Around the same time, Anthony complained to the King about Hastings and as a consequence Hastings was ‘highly in the King’s indignation’. The nature of the complaint is unknown. While it may have been related to the John Edward problem, there was also a concurrent rumour of treachery by Hastings who – in turn – suspected the source as Robert Radcliffe. But Radcliffe was away commissioning the King’s ships, so Hastings vented his anger on his servants by throwing them out of Calais. This would have irritated the King.

It seems that there was long-standing ill will between Hastings and Anthony, whose unusual approach to life would not appeal to the old-school apparatchik. William, Lord Hastings, was one of the original Yorkists who had served King Edward’s father, transferred his allegiance and had always been totally loyal. His service extended right into Edward’s personal life where, according to Mancini, ‘he was also the accomplice and partner of his [the King’s] privy pleasure’. Another recorded ‘accomplice’ was Edward, so they would have known each other quite well.

Views of Lord Hastings are mixed, ranging from C.L. Scofield, ‘neither a wise man nor a good man’, while Commines describes him as ‘a person of singular wisdom and virtue in great authority with his master whom he had served faithfully’.19 However, Commines also records that he took a pension from King Louis of ‘two thousand crowns which was double the amount the duke [of Burgundy] had accorded him’; not only that but Hastings refused to sign for it, saying, ‘You will have neither letter nor quittance, for I am entirely unwilling, for my part, that it should be said, the Great Chamberlain has been a pensioner of the King of France, and that my quittance should be found in the Exchequer.’ He was still paid the money.20

Nevertheless Hastings was unwaveringly loyal to King Edward and consequently had been generously rewarded with large estates and lucrative high offices. He was Master of the Mint, which paid a handsome dividend, and the King’s Chamberlain, which meant many nobles, clerics and gentry paid him annuities or gave him presents for his influence with the King. He sounds like a streetwise old soldier, with his trotters in the trough, up for anything and the antithesis of Anthony, the intelligent but austere Champion.
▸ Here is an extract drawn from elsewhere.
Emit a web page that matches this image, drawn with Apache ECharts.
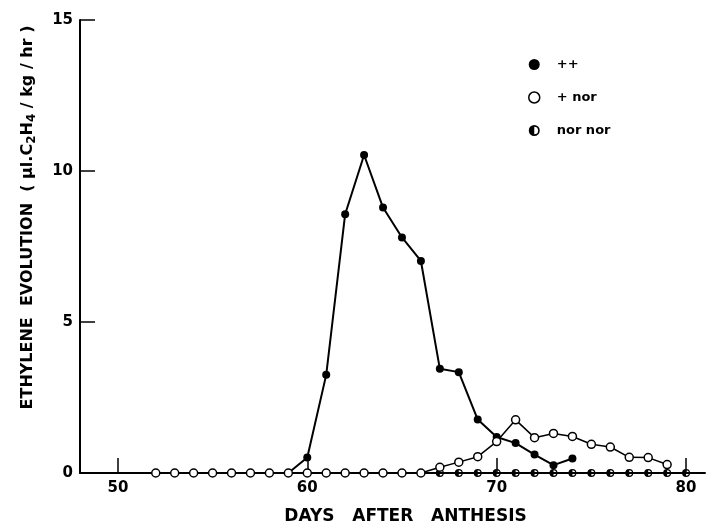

At this stage Commines described the King as ‘a fleshy and lazy man who dearly loved his pleasures, and it would have been impossible for him to endure the toils of making war in France’. He also observed that King Louis worked hard to avoid war, but had no intention of letting the Dauphin and Princess Elizabeth marry. Louis dissembled and paid out pensions in gold; in addition to King Edward, there were eight courtiers and officials who were recipients of pensions, ‘all English envoys’ who were given ‘lavish gifts’.21

Meanwhile the Queen was in her mid-40s, busy promoting her family interests, and could review her work with satisfaction. There was an heir to the throne and a spare – in total a family of ten by King Edward. Her eldest son was the 31-year-old Thomas Grey, created Marquis of Dorset and exceptionally rich through his marriage. Her sisters were well married – one duke, three earls and two barons – although two brothers and her younger son from her first marriage were still unmarried.